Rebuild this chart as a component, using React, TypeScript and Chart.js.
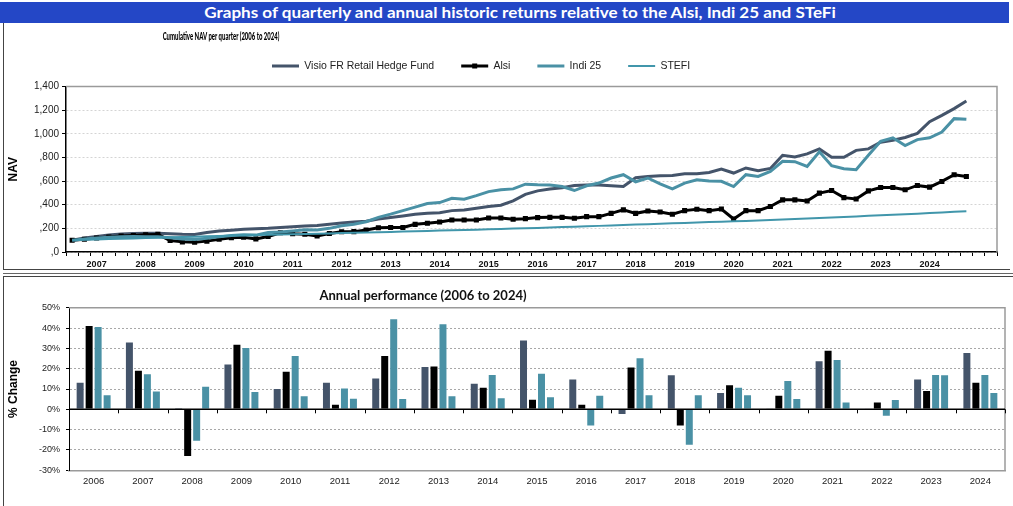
import React, { useEffect, useRef } from 'react';
import { Chart, registerables } from 'chart.js';

Chart.register(...registerables);
Chart.defaults.font.family = '"Liberation Sans", Arial, sans-serif';

// ---------- Top chart: cumulative NAV per quarter ----------
const seriesNames = ['Visio FR Retail Hedge Fund', 'Alsi', 'Indi 25', 'STEFI'];
const yearLabels = ['2007', '2008', '2009', '2010', '2011', '2012', '2013', '2014', '2015', '2016', '2017', '2018', '2019', '2020', '2021', '2022', '2023', '2024'];
const quarterSlots = 76;
const navTickValues = [0, 200, 400, 600, 800, 1000, 1200, 1400];
const navTickLabels = [',0', ',200', ',400', ',600', ',800', '1,000', '1,200', '1,400'];

const visioNav = [100, 118, 132, 143, 152, 156, 158, 158, 155, 150, 148, 165, 178, 185, 192, 196, 200, 207, 214, 219, 225, 234, 245, 254, 260, 279, 292, 305, 319, 328, 333, 350, 356, 370, 384, 396, 432, 488, 517, 532, 543, 563, 566, 566, 560, 554, 628, 639, 645, 648, 662, 662, 673, 702, 668, 711, 688, 707, 818, 804, 830, 872, 801, 801, 860, 872, 929, 946, 969, 1003, 1102, 1156, 1213, 1278];
const alsiNav = [100, 108, 118, 127, 135, 140, 146, 149, 98, 86, 82, 92, 108, 121, 125, 111, 131, 163, 155, 150, 136, 157, 171, 172, 186, 205, 207, 207, 234, 243, 254, 271, 271, 271, 288, 288, 277, 282, 291, 293, 293, 285, 299, 299, 327, 356, 327, 347, 339, 319, 350, 362, 350, 364, 279, 350, 350, 385, 441, 441, 432, 498, 520, 460, 449, 517, 546, 546, 526, 563, 549, 597, 654, 639];
const indiNav = [100, 110, 118, 125, 130, 131, 130, 128, 120, 110, 106, 116, 128, 140, 146, 143, 165, 170, 178, 188, 186, 200, 222, 234, 256, 293, 320, 350, 380, 410, 418, 455, 447, 477, 511, 526, 534, 574, 568, 566, 554, 520, 560, 583, 626, 654, 594, 626, 577, 534, 583, 611, 600, 598, 554, 654, 639, 682, 767, 764, 724, 847, 730, 705, 696, 818, 937, 966, 900, 951, 966, 1014, 1128, 1122];
const stefiNav = [100, 103, 106, 109, 112, 115, 118, 121, 124, 127, 130, 133, 136, 139, 142, 144, 146, 148, 150, 152, 154, 157, 160, 162, 165, 167, 170, 173, 175, 178, 181, 184, 187, 189, 192, 195, 198, 201, 204, 207, 211, 214, 218, 221, 225, 228, 232, 235, 239, 243, 246, 250, 253, 256, 260, 263, 266, 270, 274, 279, 283, 288, 292, 297, 301, 306, 310, 315, 319, 324, 330, 335, 340, 345];

// ---------- Bottom chart: annual performance ----------
const annualYears = ['2006', '2007', '2008', '2009', '2010', '2011', '2012', '2013', '2014', '2015', '2016', '2017', '2018', '2019', '2020', '2021', '2022', '2023', '2024'];
const visioAnnual = [13.6, 33.4, 0.8, 22.6, 10.5, 13.6, 15.6, 21.3, 13.1, 34.3, 15.2, -2.8, 17.2, 8.5, 0.5, 24.1, 0.1, 15.2, 28.2];
const alsiAnnual = [41.5, 19.5, -23.4, 32.3, 19.0, 2.8, 26.7, 21.6, 11.1, 5.2, 2.8, 21.1, -8.5, 12.3, 7.2, 29.3, 3.8, 9.5, 13.6];
const indiAnnual = [41.0, 17.7, -16.0, 30.7, 26.7, 10.7, 44.8, 42.3, 17.4, 18.0, -8.5, 25.6, -17.9, 11.1, 14.4, 24.8, -3.6, 17.4, 17.4];
const stefiAnnual = [7.4, 9.3, 11.6, 9.0, 6.9, 5.7, 5.6, 6.9, 5.9, 6.4, 7.2, 7.4, 7.4, 7.4, 5.6, 3.8, 5.1, 17.2, 8.5];
const pctTickValues = [-30, -20, -10, 0, 10, 20, 30, 40, 50];
const pctTickLabels = ['-30%', '-20%', '-10%', '0%', '10%', '20%', '30%', '40%', '50%'];

const COLORS = {
  visio: '#44546a',
  alsi: '#000000',
  indi: '#4a91a5',
  stefi: '#4196ab',
};

const quarterCategories = Array.from({ length: quarterSlots }, (_, i) =>
  i % 4 === 2 ? yearLabels[(i - 2) / 4] ?? '' : ''
);

const legendShift = {
  id: 'legendShift',
  afterUpdate(chart: any, _a: any, opts: any) {
    const lg = chart.legend;
    if (!lg || !lg.legendHitBoxes || !lg.legendHitBoxes.length) return;
    const first = lg.legendHitBoxes[0];
    const dx = opts.firstX - first.left;
    const dy = opts.centerY - (first.top + first.height / 2);
    lg.left += dx;
    lg.right += dx;
    lg.top += dy;
    lg.bottom += dy;
    lg.legendHitBoxes.forEach((h: any) => {
      h.left += dx;
      h.top += dy;
    });
  },
  afterDraw(chart: any, _a: any, opts: any) {
    const lg = chart.legend;
    const h = lg?.legendHitBoxes?.[opts.markerIndex];
    if (!h) return;
    const ctx = chart.ctx;
    const cx = h.left + opts.boxWidth / 2;
    const cy = h.top + h.height / 2;
    ctx.save();
    ctx.fillStyle = '#000';
    ctx.fillRect(cx - 2.5, cy - 2.5, 5, 5);
    ctx.restore();
  },
};

const plotFrame = {
  id: 'plotFrame',
  beforeDatasetsDraw(chart: any, _a: any, opts: any) {
    const { ctx, chartArea: a } = chart;
    ctx.save();
    ctx.strokeStyle = opts.color || '#999';
    ctx.lineWidth = opts.width || 1.5;
    ctx.beginPath();
    ctx.moveTo(a.left, a.top);
    ctx.lineTo(a.right, a.top);
    ctx.lineTo(a.right, a.bottom);
    ctx.stroke();
    ctx.restore();
  },
};

const zeroAxis = {
  id: 'zeroAxis',
  afterDatasetsDraw(chart: any) {
    const { ctx, chartArea: a, scales } = chart;
    const x = scales.x;
    const y = scales.y;
    const y0 = y.getPixelForValue(0);
    ctx.save();
    ctx.strokeStyle = '#000';
    ctx.lineWidth = 1.5;
    ctx.beginPath();
    ctx.moveTo(a.left, y0);
    ctx.lineTo(a.right, y0);
    ctx.stroke();
    ctx.lineWidth = 1;
    ctx.beginPath();
    const n = x.ticks.length;
    for (let i = 0; i <= n; i++) {
      let px;
      if (i === 0) px = a.left;
      else if (i === n) px = a.right;
      else px = (x.getPixelForValue(i - 1) + x.getPixelForValue(i)) / 2;
      px = Math.round(px) + 0.5;
      ctx.moveTo(px, y0);
      ctx.lineTo(px, y0 + 4);
    }
    ctx.stroke();
    ctx.restore();
  },
};

function NavChart() {
  const ref = useRef<HTMLCanvasElement | null>(null);
  useEffect(() => {
    if (!ref.current) return;
    const chart = new Chart(ref.current, {
      type: 'line',
      data: {
        labels: quarterCategories,
        datasets: [
          { label: seriesNames[0], data: visioNav, borderColor: COLORS.visio, backgroundColor: COLORS.visio, borderWidth: 3, pointRadius: 0, order: 4 },
          { label: seriesNames[1], data: alsiNav, borderColor: COLORS.alsi, backgroundColor: COLORS.alsi, borderWidth: 3, pointRadius: 3.6, pointStyle: 'rect', pointBorderWidth: 0, order: 3 },
          { label: seriesNames[2], data: indiNav, borderColor: COLORS.indi, backgroundColor: COLORS.indi, borderWidth: 3, pointRadius: 0, order: 2 },
          { label: seriesNames[3], data: stefiNav, borderColor: COLORS.stefi, backgroundColor: COLORS.stefi, borderWidth: 2, pointRadius: 0, order: 1 },
        ],
      },
      options: {
        responsive: false,
        animation: false,
        devicePixelRatio: 1,
        layout: { padding: { top: 16, right: 11, left: 0, bottom: 0 } },
        elements: { line: { tension: 0 } },
        plugins: {
          legend: {
            position: 'top',
            labels: {
              usePointStyle: true,
              pointStyle: 'line',
              pointStyleWidth: 27,
              boxHeight: 10,
              padding: 27,
              color: '#222',
              font: { size: 10.5 },
              sort: (a: any, b: any) => a.datasetIndex - b.datasetIndex,
              generateLabels: (c: any) => {
                const base = (Chart.defaults.plugins.legend.labels as any).generateLabels(c);
                return base.map((item: any) => {
                  const ds: any = c.data.datasets[item.datasetIndex];
                  return { ...item, pointStyle: 'line', lineWidth: ds.borderWidth, strokeStyle: ds.borderColor, fillStyle: ds.borderColor };
                });
              },
            },
          },
          tooltip: { enabled: false },
          legendShift: { firstX: 267, centerY: 43, markerIndex: 1, boxWidth: 27 },
          plotFrame: { color: '#9a9a9a', width: 1.5 },
        } as any,
        scales: {
          x: {
            type: 'category',
            offset: true,
            grid: { offset: true, drawOnChartArea: false, drawTicks: true, tickLength: 4, tickColor: '#000', tickWidth: 1 },
            border: { color: '#000', width: 1.5 },
            ticks: { autoSkip: false, maxRotation: 0, minRotation: 0, padding: 3, color: '#111', font: { size: 9, weight: 'bold' } },
            afterFit: (s: any) => { s.height = 17; },
          },
          y: {
            min: 0,
            max: 1400,
            ticks: {
              stepSize: 200,
              padding: 3,
              color: '#222',
              font: { size: 10 },
              callback: (v: any) => navTickLabels[navTickValues.indexOf(Number(v))] ?? '',
            },
            grid: { color: '#d4d4d4', tickLength: 4, tickColor: '#000' },
            border: { color: '#000', width: 1.5, dash: [2, 2] },
            title: { display: true, text: 'NAV', color: '#000', font: { size: 12, weight: 'bold' }, padding: { top: 1, bottom: 0 } },
            afterFit: (s: any) => { s.width = 61; },
          },
        },
      },
      plugins: [legendShift, plotFrame],
    } as any);
    return () => chart.destroy();
  }, []);
  return <canvas ref={ref} width={1003} height={246} style={{ display: 'block' }} />;
}

function AnnualChart() {
  const ref = useRef<HTMLCanvasElement | null>(null);
  useEffect(() => {
    if (!ref.current) return;
    const barBorder = 'rgba(255,255,255,0.45)';
    const chart = new Chart(ref.current, {
      type: 'bar',
      data: {
        labels: annualYears,
        datasets: [
          { label: seriesNames[0], data: visioAnnual, backgroundColor: COLORS.visio, borderColor: barBorder, borderWidth: 1 },
          { label: seriesNames[1], data: alsiAnnual, backgroundColor: COLORS.alsi, borderColor: barBorder, borderWidth: 1 },
          { label: seriesNames[2], data: indiAnnual, backgroundColor: COLORS.indi, borderColor: barBorder, borderWidth: 1 },
          { label: seriesNames[3], data: stefiAnnual, backgroundColor: COLORS.indi, borderColor: barBorder, borderWidth: 1 },
        ],
      },
      options: {
        responsive: false,
        animation: false,
        devicePixelRatio: 1,
        layout: { padding: { top: 30.7, right: 8, left: 0, bottom: 0 } },
        datasets: { bar: { categoryPercentage: 0.73, barPercentage: 1 } },
        plugins: {
          legend: { display: false },
          tooltip: { enabled: false },
          plotFrame: { color: '#9a9a9a', width: 1.5 },
        } as any,
        scales: {
          x: {
            grid: { display: true, drawOnChartArea: false, drawTicks: false },
            border: { color: '#9a9a9a', width: 1.5 },
            ticks: { padding: 5.7, color: '#222', font: { size: 9.5 } },
            afterFit: (s: any) => { s.height = 35.7; },
          },
          y: {
            min: -30,
            max: 50,
            ticks: {
              stepSize: 10,
              padding: 6,
              color: '#222',
              font: { size: 9 },
              callback: (v: any) => pctTickLabels[pctTickValues.indexOf(Number(v))] ?? '',
            },
            grid: { color: '#a8a8a8', tickLength: 3, tickColor: '#000' },
            border: { color: '#000', width: 1, dash: [2, 2] },
            title: { display: true, text: '% Change', color: '#000', font: { size: 12, weight: 'bold' }, padding: { top: 1.8, bottom: 0 } },
            afterFit: (s: any) => { s.width = 64; },
          },
        },
      },
      plugins: [plotFrame, zeroAxis],
    } as any);
    return () => chart.destroy();
  }, []);
  return <canvas ref={ref} width={1008} height={229} style={{ display: 'block' }} />;
}

export default function App() {
  return (
    <div style={{ position: 'absolute', left: 0, top: 0, width: 1013, height: 506, background: '#fff', overflow: 'hidden' }}>
      <div style={{ position: 'absolute', left: 0, top: 2, width: 1009, height: 21, background: '#2447c6' }}>
        <span style={{ position: 'absolute', left: 520, top: 0, transform: 'translateX(-50%) scaleX(1.137)', whiteSpace: 'nowrap', color: '#fff', font: 'bold 15px Lato, "Open Sans", sans-serif', lineHeight: '21px' }}>
          Graphs of quarterly and annual historic returns relative to the Alsi, Indi 25 and STeFi
        </span>
      </div>
      <div style={{ position: 'absolute', left: 3, top: 23, width: 1006, height: 246, borderLeft: '1px solid #444', borderBottom: '1px solid #444' }} />
      <div style={{ position: 'absolute', left: 3, top: 273, width: 1010, height: 1, background: '#666' }} />
      <div style={{ position: 'absolute', left: 3, top: 276, width: 1010, height: 240, borderLeft: '1px solid #444', borderTop: '1px solid #444' }} />
      <div style={{ position: 'absolute', left: 5, top: 23 }}>
        <NavChart />
      </div>
      <div style={{ position: 'absolute', left: 5, top: 277 }}>
        <AnnualChart />
      </div>
      <span style={{ position: 'absolute', left: 221, top: 35, transform: 'translate(-50%, -50%) scaleX(0.52)', whiteSpace: 'nowrap', color: '#000', font: '900 11.5px Lato, "Open Sans", sans-serif' }}>
        Cumulative NAV per quarter (2006 to 2024)
      </span>
      <span style={{ position: 'absolute', left: 423, top: 295, transform: 'translate(-50%, -50%)', whiteSpace: 'nowrap', color: '#111', font: 'bold 13px Lato, "Open Sans", sans-serif' }}>
        Annual performance (2006 to 2024)
      </span>
    </div>
  );
}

* _REQUIREMENT_: Restate, line by line and word for word, everything from the top of the material through the line that contains "335, 340, 345];". Leave pictures out.

* _FULL OUTPUT_:
Rebuild this chart as a component, using React, TypeScript and Chart.js.
import React, { useEffect, useRef } from 'react';
import { Chart, registerables } from 'chart.js';

Chart.register(...registerables);
Chart.defaults.font.family = '"Liberation Sans", Arial, sans-serif';

// ---------- Top chart: cumulative NAV per quarter ----------
const seriesNames = ['Visio FR Retail Hedge Fund', 'Alsi', 'Indi 25', 'STEFI'];
const yearLabels = ['2007', '2008', '2009', '2010', '2011', '2012', '2013', '2014', '2015', '2016', '2017', '2018', '2019', '2020', '2021', '2022', '2023', '2024'];
const quarterSlots = 76;
const navTickValues = [0, 200, 400, 600, 800, 1000, 1200, 1400];
const navTickLabels = [',0', ',200', ',400', ',600', ',800', '1,000', '1,200', '1,400'];

const visioNav = [100, 118, 132, 143, 152, 156, 158, 158, 155, 150, 148, 165, 178, 185, 192, 196, 200, 207, 214, 219, 225, 234, 245, 254, 260, 279, 292, 305, 319, 328, 333, 350, 356, 370, 384, 396, 432, 488, 517, 532, 543, 563, 566, 566, 560, 554, 628, 639, 645, 648, 662, 662, 673, 702, 668, 711, 688, 707, 818, 804, 830, 872, 801, 801, 860, 872, 929, 946, 969, 1003, 1102, 1156, 1213, 1278];
const alsiNav = [100, 108, 118, 127, 135, 140, 146, 149, 98, 86, 82, 92, 108, 121, 125, 111, 131, 163, 155, 150, 136, 157, 171, 172, 186, 205, 207, 207, 234, 243, 254, 271, 271, 271, 288, 288, 277, 282, 291, 293, 293, 285, 299, 299, 327, 356, 327, 347, 339, 319, 350, 362, 350, 364, 279, 350, 350, 385, 441, 441, 432, 498, 520, 460, 449, 517, 546, 546, 526, 563, 549, 597, 654, 639];
const indiNav = [100, 110, 118, 125, 130, 131, 130, 128, 120, 110, 106, 116, 128, 140, 146, 143, 165, 170, 178, 188, 186, 200, 222, 234, 256, 293, 320, 350, 380, 410, 418, 455, 447, 477, 511, 526, 534, 574, 568, 566, 554, 520, 560, 583, 626, 654, 594, 626, 577, 534, 583, 611, 600, 598, 554, 654, 639, 682, 767, 764, 724, 847, 730, 705, 696, 818, 937, 966, 900, 951, 966, 1014, 1128, 1122];
const stefiNav = [100, 103, 106, 109, 112, 115, 118, 121, 124, 127, 130, 133, 136, 139, 142, 144, 146, 148, 150, 152, 154, 157, 160, 162, 165, 167, 170, 173, 175, 178, 181, 184, 187, 189, 192, 195, 198, 201, 204, 207, 211, 214, 218, 221, 225, 228, 232, 235, 239, 243, 246, 250, 253, 256, 260, 263, 266, 270, 274, 279, 283, 288, 292, 297, 301, 306, 310, 315, 319, 324, 330, 335, 340, 345];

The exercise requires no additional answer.